Derartige Erkenntnisse könnten für künftige Lernstrategien von Computern von großer Bedeutung sein. In Tübingen arbeitet Black daher nicht nur mit seinem direkten Kollegen Bernhard Schölkopf eng zusammen, sondern unter anderem auch mit den Experten aus dem benachbarten Max-Planck-Institut für biologische Kybernetik, etwa der Arbeitsgruppe von Heinrich H. Bülthoff, die sich mit Wahrnehmungsphänomenen und der Interaktion zwischen Mensch und Roboter befassen.

Ein wesentlicher Grund nach Tübingen zu kommen, war für ihn die Möglichkeit, an einer wirklich „großen Sache“ zu arbeiten. „Die Max-Planck-Gesellschaft erlaubt es einem Wissen­schaftler über Jahre Grundlegendes zu erforschen, die wesentlichen Prinzipien zu verstehen. Das findet man in den USA kaum“, sagt Black. „Viele Projekte haben dort kurze Laufzeiten von etwa drei Jahren, und müssen dann klare Ergebnisse liefern. Man hangelt sich von einem kleinen Projekt und einer kleinen wissenschaftlichen Fragestellung zur nächsten – und hofft, am Ende alles zum großen Bild zusammen setzen zu können.“ In Tübingen hinge­gen kann er das Thema der künstlichen Wahrnehmung und des künstlichen Sehens von Grund auf angehen – für Jahre.

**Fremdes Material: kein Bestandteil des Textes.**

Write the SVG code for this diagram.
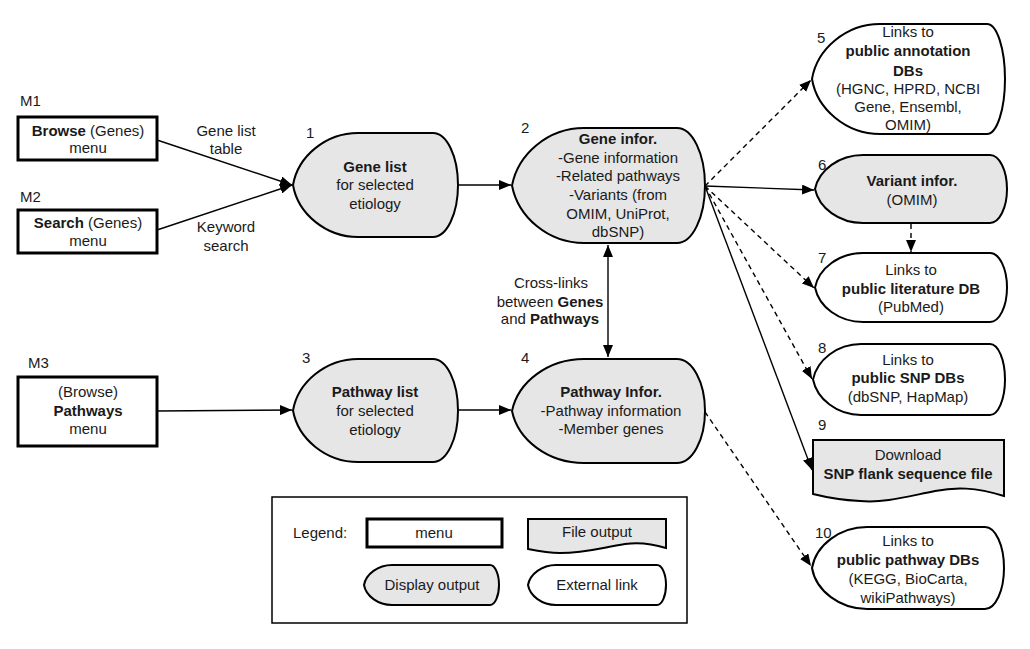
<svg xmlns="http://www.w3.org/2000/svg" width="1030" height="649" viewBox="0 0 1030 649">
<style>
text{font-family:"Liberation Sans",Arial,sans-serif;font-size:15px;fill:#1a1a1a;text-anchor:middle}
.b{font-weight:bold}
.lbl{text-anchor:start}
.menu{fill:#fff;stroke:#000;stroke-width:3}
.disp{fill:#e6e6e6;stroke:#000;stroke-width:2}
.ext{fill:#fff;stroke:#000;stroke-width:2}
.c{fill:none;stroke:#000;stroke-width:1.4}
.d{stroke-dasharray:5,4}
</style>
<defs>
<marker id="ah" viewBox="0 0 12 10" refX="12" refY="5" markerWidth="12" markerHeight="10" markerUnits="userSpaceOnUse" orient="auto-start-reverse">
<path d="M0,0 L12,5 L0,10 Z" fill="#000"/>
</marker>
</defs>
<rect width="1030" height="649" fill="#fff"/>

<g id="connectors">
<line class="c" x1="157" y1="140" x2="292" y2="185" marker-end="url(#ah)"/>
<line class="c" x1="157" y1="230" x2="292" y2="185" marker-end="url(#ah)"/>
<line class="c" x1="157" y1="411" x2="292" y2="410" marker-end="url(#ah)"/>
<line class="c" x1="458" y1="185" x2="511" y2="185" marker-end="url(#ah)"/>
<line class="c" x1="458" y1="410" x2="511" y2="410" marker-end="url(#ah)"/>
<line class="c" x1="608" y1="245" x2="608" y2="357" marker-start="url(#ah)" marker-end="url(#ah)"/>
<line class="c d" x1="705" y1="186" x2="811" y2="80" marker-end="url(#ah)"/>
<line class="c" x1="705" y1="186" x2="814" y2="190" marker-end="url(#ah)"/>
<line class="c d" x1="705" y1="186" x2="814" y2="288" marker-end="url(#ah)"/>
<line class="c d" x1="705" y1="186" x2="812" y2="379" marker-end="url(#ah)"/>
<line class="c" x1="705" y1="186" x2="812" y2="470" marker-end="url(#ah)"/>
<line class="c d" x1="705" y1="412" x2="811" y2="566" marker-end="url(#ah)"/>
<line class="c d" x1="911" y1="224" x2="911" y2="252" marker-end="url(#ah)"/>
<text x="226" y="136">Gene list</text>
<text x="226" y="154">table</text>
<text x="226" y="232">Keyword</text>
<text x="226" y="251">search</text>
<text x="551" y="288">Cross-links</text>
<text x="550" y="307">between <tspan class="b">Genes</tspan></text>
<text x="550" y="324">and <tspan class="b">Pathways</tspan></text>
</g>

<g id="m1">
<text class="lbl" x="20" y="106">M1</text>
<rect class="menu" x="18" y="117" width="139" height="43"/>
<text x="88" y="136"><tspan class="b">Browse</tspan> (Genes)</text>
<text x="88" y="153">menu</text>
</g>
<g id="m2">
<text class="lbl" x="20" y="202">M2</text>
<rect class="menu" x="18" y="210" width="139" height="43"/>
<text x="88" y="228"><tspan class="b">Search</tspan> (Genes)</text>
<text x="88" y="246">menu</text>
</g>
<g id="m3">
<text class="lbl" x="28" y="368">M3</text>
<rect class="menu" x="18" y="377" width="139" height="69"/>
<text x="88" y="397">(Browse)</text>
<text class="b" x="88" y="416">Pathways</text>
<text x="88" y="434">menu</text>
</g>

<g id="n1">
<text class="lbl" x="306" y="138">1</text>
<path class="disp" d="M293,185 C298,156 326,133 358,133 H433 A25,52 0 0 1 433,237 H358 C326,237 298,214 293,185 Z"/>
<text class="b" x="375" y="172">Gene list</text>
<text x="375" y="190">for selected</text>
<text x="375" y="209">etiology</text>
</g>
<g id="n2">
<text class="lbl" x="521" y="133">2</text>
<path class="disp" d="M512,185.5 C518,154 548,128 584,128 H677 A28,57.5 0 0 1 677,243 H584 C548,243 518,217 512,185.5 Z"/>
<text class="b" x="618" y="144">Gene infor.</text>
<text x="618" y="163">-Gene information</text>
<text x="618" y="181">-Related pathways</text>
<text x="618" y="200">-Variants (from</text>
<text x="618" y="219">OMIM, UniProt,</text>
<text x="618" y="237">dbSNP)</text>
</g>
<g id="n3">
<text class="lbl" x="302" y="363">3</text>
<path class="disp" d="M293,410.5 C298,382 326,359 358,359 H433 A25,51.5 0 0 1 433,462 H358 C326,462 298,439 293,410.5 Z"/>
<text class="b" x="375" y="397">Pathway list</text>
<text x="375" y="416">for selected</text>
<text x="375" y="435">etiology</text>
</g>
<g id="n4">
<text class="lbl" x="521" y="363">4</text>
<path class="disp" d="M512,411 C518,382 548,359 584,359 H677 A28,52 0 0 1 677,463 H584 C548,463 518,440 512,411 Z"/>
<text class="b" x="611" y="397">Pathway Infor.</text>
<text x="611" y="416">-Pathway information</text>
<text x="611" y="434">-Member genes</text>
</g>
<g id="n5">
<text class="lbl" x="817" y="43">5</text>
<path class="ext" d="M812,79 C817,49 846,24 880,24 H987 A18,55 0 0 1 987,134 H880 C846,134 817,109 812,79 Z"/>
<text x="908" y="37">Links to</text>
<text class="b" x="908" y="56">public annotation</text>
<text class="b" x="908" y="76">DBs</text>
<text x="908" y="94">(HGNC, HPRD, NCBI</text>
<text x="908" y="112">Gene, Ensembl,</text>
<text x="908" y="130">OMIM)</text>
</g>
<g id="n6">
<text class="lbl" x="818" y="170">6</text>
<path class="disp" d="M815,189 C819,170 839,155 863,155 H990 A17,34 0 0 1 990,223 H863 C839,223 819,208 815,189 Z"/>
<text class="b" x="912" y="186">Variant infor.</text>
<text x="912" y="205">(OMIM)</text>
</g>
<g id="n7">
<text class="lbl" x="818" y="263">7</text>
<path class="ext" d="M815,287.5 C819,268 839,253 863,253 H990 A17,34.5 0 0 1 990,322 H863 C839,322 819,307 815,287.5 Z"/>
<text x="911" y="275">Links to</text>
<text class="b" x="911" y="294">public literature DB</text>
<text x="911" y="312">(PubMed)</text>
</g>
<g id="n8">
<text class="lbl" x="818" y="353">8</text>
<path class="ext" d="M813,379.5 C817,360 837,344 861,344 H990 A15,35.5 0 0 1 990,415 H861 C837,415 817,399 813,379.5 Z"/>
<text x="908" y="365">Links to</text>
<text class="b" x="908" y="383">public SNP DBs</text>
<text x="908" y="402">(dbSNP, HapMap)</text>
</g>
<g id="n9">
<text class="lbl" x="818" y="430">9</text>
<path class="disp" d="M813,440 H1004 V496 C975,487 955,487 935,491 C905,497 885,503 860,501 C840,500 825,497 813,494 Z"/>
<text x="908" y="460">Download</text>
<text class="b" x="908" y="479">SNP flank sequence file</text>
</g>
<g id="n10">
<text class="lbl" x="815" y="538">10</text>
<path class="ext" d="M812,568 C816,545 840,527 867,527 H985 A19,41 0 0 1 985,609 H867 C840,609 816,591 812,568 Z"/>
<text x="908" y="546">Links to</text>
<text class="b" x="908" y="565">public pathway DBs</text>
<text x="908" y="584">(KEGG, BioCarta,</text>
<text x="908" y="603">wikiPathways)</text>
</g>

<g id="legend">
<rect x="272" y="497" width="415" height="126" fill="#fff" stroke="#000" stroke-width="1.5"/>
<text class="lbl" x="293" y="538">Legend:</text>
<rect class="menu" x="367" y="519" width="135" height="28"/>
<text x="434" y="538">menu</text>
<path class="disp" d="M528,519 H666 V548 C650,543 638,542 625,544 C600,548 585,553 560,553 C548,553 538,551 528,549 Z"/>
<text x="597" y="537">File output</text>
<path class="disp" d="M364,585 C366,574 378,565 392,565 H490 A9,20 0 0 1 490,605 H392 C378,605 366,596 364,585 Z"/>
<text x="432" y="590">Display output</text>
<path class="ext" d="M528,585 C530,574 542,565 556,565 H657 A9,20 0 0 1 657,605 H556 C542,605 530,596 528,585 Z"/>
<text x="597" y="590">External link</text>
</g>
</svg>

„Ich möchte die neuronale Kontrolle der Bewegungen begreifen, die Modelle verstehen, nach denen das Hirn arbeitet und diese grundlegenden Prinzipien auf die künstliche Welt übertra­gen.“ In 20 Jahren wird sich dann zeigen, ob seine Maschinen tatsächlich so schlau sind wie ein Kleinkind. Die Herausforderung ist gigantisch, denn noch scheitern Maschinen schon an scheinbaren Kleinigkeiten: Wer einem Roboter nacheinander Breilöffelchen, Gummiball und Schnuffeltuch in die Hand drückt, hat seine wahre Freude, denn der Diener aus Stahl wird eine ganze Weile unbeholfen herumprobieren, bis er begreift, was zu tun ist. Ein Zweijähriger ist in der Zeit längst zum nächsten Spielzeug weiter getippelt.